Published online by Cambridge University Press: 05 June 2012
Introduction
Since the early 1990s the international community has been increasingly adopting liberal state-building as part of a wider liberal peacebuilding strategy for addressing the plethora of problems facing post-conflict societies (Chandler 2006; Chesterman 2005; Kostić 2007; MacGinty 2006; Paris 2004). In that sense, liberal state-building is viewed as a peacebuilding measure with the aim to construct or reconstruct the institutions of governance capable of providing citizens with physical and economic security (cf. Paris 2004; Richmond 2006). One of the guiding assumptions has been that the presence of strong state institutions would facilitate macro-economic growth and provide economic and societal security of its citizens (Paris 2004). Such measures, in combinations with strong state institutions and functioning infrastructure, are supposed to bring economic well-being that would in return strengthen the legitimacy of the state among its citizens by means of democratic elections, thus bringing about political moderation and societal integration in previously fragmented societies (Paris 2004).
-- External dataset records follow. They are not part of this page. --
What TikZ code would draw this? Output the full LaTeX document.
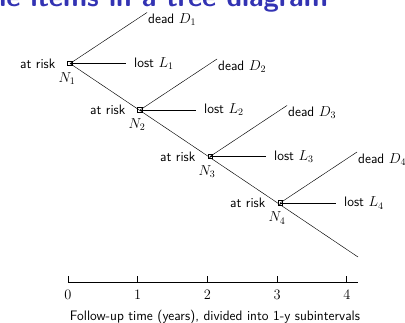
\documentclass[tikz,border=0pt]{standalone}
\usetikzlibrary{positioning}
\definecolor{titleblue}{RGB}{51,51,179}

\begin{document}
\begin{tikzpicture}[
        x=1pt, y=1pt,
        txt/.style={font=\fontsize{13.7}{16}\selectfont\sffamily, inner sep=1pt},
        state/.style={rectangle, draw, minimum size=4.5pt, inner sep=0pt, line width=0.5pt},
        branch/.style={line width=0.45pt},
        axis/.style={line width=0.8pt},
    ]
    \useasboundingbox (-68,-40) rectangle (337,282);

    % ===== Title (cut by the page edge) =====
    \node[anchor=base east, inner sep=0pt, text depth=0pt, text=titleblue,
          font=\fontsize{27.7}{32}\selectfont\sffamily\bfseries] (title) at (260,275) {le items in a tree diagram};

    % ===== States =====
    \node[state] (N1) at (2,218.5) {};
    \node[state] (N2) at (72,172) {};
    \node[state] (N3) at (142,125.5) {};
    \node[state] (N4) at (212,79) {};
    \coordinate (end) at (290,25);

    \draw[branch] (N1.center) -- (end);

    % ===== Interval 1 =====
    \coordinate (d1) at ([shift={(77,51)}]N1.center);
    \coordinate (l1) at ([shift={(56,0)}]N1.center);
    \draw[branch] (N1.center) -- (d1);
    \draw[branch] (N1.center) -- (l1);
    \node[txt, anchor=north west] (D1) at (d1) {dead $D_1$};
    \node[txt, right=7pt of l1] (L1) {lost $L_1$};
    \node[txt, left=11pt of N1] (R1) {at risk};
    \node[txt] (n1) at ([shift={(-3,-15)}]N1.center) {$N_1$};

    % ===== Interval 2 =====
    \coordinate (d2) at ([shift={(77,51)}]N2.center);
    \coordinate (l2) at ([shift={(56,0)}]N2.center);
    \draw[branch] (N2.center) -- (d2);
    \draw[branch] (N2.center) -- (l2);
    \node[txt, anchor=north west] (D2) at (d2) {dead $D_2$};
    \node[txt, right=7pt of l2] (L2) {lost $L_2$};
    \node[txt, left=11pt of N2] (R2) {at risk};
    \node[txt] (n2) at ([shift={(-3,-15)}]N2.center) {$N_2$};

    % ===== Interval 3 =====
    \coordinate (d3) at ([shift={(77,51)}]N3.center);
    \coordinate (l3) at ([shift={(56,0)}]N3.center);
    \draw[branch] (N3.center) -- (d3);
    \draw[branch] (N3.center) -- (l3);
    \node[txt, anchor=north west] (D3) at (d3) {dead $D_3$};
    \node[txt, right=7pt of l3] (L3) {lost $L_3$};
    \node[txt, left=11pt of N3] (R3) {at risk};
    \node[txt] (n3) at ([shift={(-3,-15)}]N3.center) {$N_3$};

    % ===== Interval 4 =====
    \coordinate (d4) at ([shift={(77,51)}]N4.center);
    \coordinate (l4) at ([shift={(56,0)}]N4.center);
    \draw[branch] (N4.center) -- (d4);
    \draw[branch] (N4.center) -- (l4);
    \node[txt, anchor=north west] (D4) at (d4) {dead $D_4$};
    \node[txt, right=7pt of l4] (L4) {lost $L_4$};
    \node[txt, left=11pt of N4] (R4) {at risk};
    \node[txt] (n4) at ([shift={(-3,-15)}]N4.center) {$N_4$};

    % ===== Time axis =====
    \coordinate (a0) at (0,0);
    \coordinate (a1) at (69.7,0);
    \coordinate (a2) at (139.4,0);
    \coordinate (a3) at (209.1,0);
    \coordinate (a4) at (278.8,0);
    \coordinate (aend) at (290,0);
    \draw[axis] (a0) -- (aend);
    \draw[axis] (a0) -- ++(0,6);
    \draw[axis] (a1) -- ++(0,6);
    \draw[axis] (a2) -- ++(0,6);
    \draw[axis] (a3) -- ++(0,6);
    \draw[axis] (a4) -- ++(0,6);
    \node[txt, below=7pt of a0] (y0) {$0$};
    \node[txt, below=7pt of a1] (y1) {$1$};
    \node[txt, below=7pt of a2] (y2) {$2$};
    \node[txt, below=7pt of a3] (y3) {$3$};
    \node[txt, below=7pt of a4] (y4) {$4$};

    \node[txt] (caption) at (147,-35) {Follow-up time (years), divided into 1-y subintervals};

\end{tikzpicture}
\end{document}
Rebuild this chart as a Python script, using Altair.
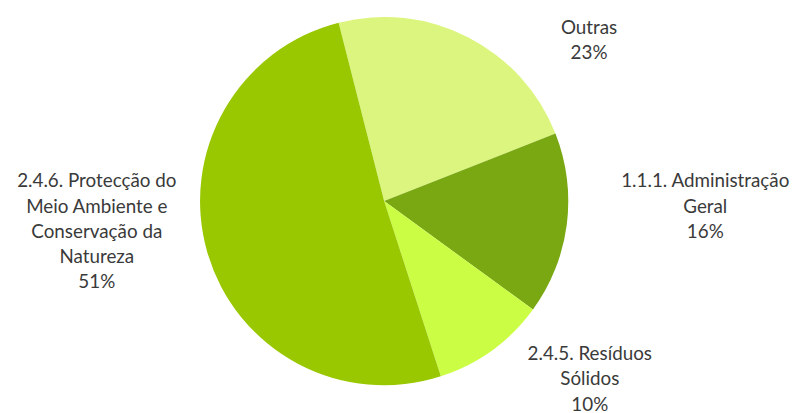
import math
import altair as alt
import pandas as pd

categories = ["Outras", "1.1.1. Administração Geral", "2.4.5. Resíduos Sólidos",
              "2.4.6. Protecção do Meio Ambiente e Conservação da Natureza"]
values = [23, 16, 10, 51]
label_lines = ["Outras\n23%", "1.1.1. Administração\nGeral\n16%",
               "2.4.5. Resíduos\nSólidos\n10%",
               "2.4.6. Protecção do\nMeio Ambiente e\nConservação da\nNatureza\n51%"]
colors = ["#dcf57e", "#79a812", "#ccfd45", "#99c800"]

# label anchor layout (first line; angle in radians clockwise from 12 o'clock, distance in px)
label_theta = [0.869, 1.510, 2.211, 4.781]
label_r = [271, 325, 259, 291]

df = pd.DataFrame({"cat": categories, "value": values, "order": [0, 1, 2, 3]})
lab = pd.DataFrame({"text": label_lines, "t": label_theta, "r": label_r})

start = 2 * math.pi - 0.25

pie = alt.Chart(df).mark_arc(outerRadius=186, stroke=None).encode(
    theta=alt.Theta("value:Q", stack=True, scale=alt.Scale(range=[start, start + 2 * math.pi])),
    order=alt.Order("order:Q"),
    color=alt.Color("cat:N", scale=alt.Scale(domain=categories, range=colors), legend=None),
)

labels = alt.Chart(lab).mark_text(
    align="center", baseline="middle", lineBreak="\n", lineHeight=25.5,
    font="Lato", fontSize=19, color="#3a3a3a",
).encode(
    theta=alt.Theta("t:Q", scale=None),
    radius=alt.Radius("r:Q", scale=None),
    text="text:N",
)

chart = alt.layer(pie, labels).properties(
    width=760, height=386,
    autosize="none",
    padding={"left": 0, "top": 0, "right": 31, "bottom": 19},
).configure_view(stroke=None)

chart.save("out.html", embed_options={"renderer": "svg", "actions": False})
However, while it has been shown that this type of liberal state- and nation-building fails short of bringing societal integration in multiethnic societies (Kostić 2007, 2008), it does not include in its framework of analysis the environmental problems of post-conflict societies. Economic development projects such as large hydro projects or opencast mining for lignite – as an element of a broader state-building exercise – lead to environmental stress for the communities, and can further exacerbate inter-communal incompatibilities (Swain and Krampe 2011).